November 12, 2008

My Fall Obsessions: Katie Couric and Rachel Maddow

This is the fall that I started watching the news again with excitement because of the reemergence of Katie Couric and the swift ascendancy of Rachel Maddow. I never watch the news at 6:30. Who does? But when I am around, I turn on Katie. I even Tivoed all the debates on CBS cause I wanted to give her my eyeballs. Her kick ass interview with Sarah Palin helped seal the deal against Palin's competence.

And Maddow, what more can I say except now I'm more tired cause I stay up late watching her. She gets watched before John Stewart. She's just so good. And let me say that I noticed last week with all the talk about Larry Summer becoming Treasury chief she reminded us each night when his name came up that he didn't think girls were good at math. She just reminds us that this is a remark that cannot be excused. She just loves politics, she has fun talking about this stuff and it makes it fun for us too.

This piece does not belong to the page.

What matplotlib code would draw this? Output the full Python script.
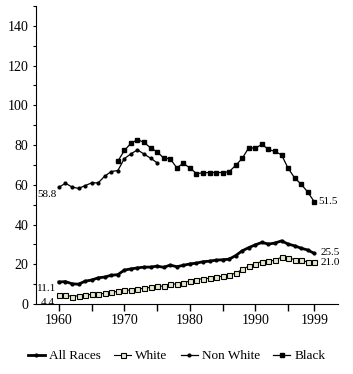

Welcome to the new world order. Maybe they should let Maddow take over for Tim Russert on Meet the Press. How cool would that be?

Here are some choice quotes from recent pieces.

But against the odds—she wasn’t allowed the opportunity, for instance, to anchor a single presidential or vice presidential debate for CBS—Ms. Couric has used the 2008 presidential elections to make herself a commodity again. Not the too expensive piece of furniture the Tiffany network had bought and regretted, but the game-changing political journalist she aspired to be when she first took the Evening News. Hers was the most memorable interview of the 2008 election. Über political blogger Mark Halperin named her one of the five most important people in politics not running for president.

Her rising star has not only made life comfortable enough at CBS for her to use an interview with a reporter to request an hour-long program. According to The New York Times, others are looking to steal her: NBC News executives are currently considering her for the most coveted job in political journalism, as the next moderator of Meet the Press. (NY Observer)

And from the ever reliable Rebecca Traister at Salon:
In the final weeks of October, days before what many consider the most crucial election of our lifetimes, the probing interviews, fine-boned analysis and buzzy commentary showing up on television screens and Internet browsers all over the country are often delivered not in the deep rumble of a wizened Uncle Walt but in a higher register belonging to one of several female newscasters to have kicked ass, taken names and otherwise owned the coverage of the 2008 election.

Call it historical accident or mere coincidence, but this election, built as it has been around two history-making female candidates, traditional "women's issues" like the economy and healthcare and the acknowledgment of the power of female voters, also happens to have been translated, interpreted and picked apart by women newscasters. And that's something new.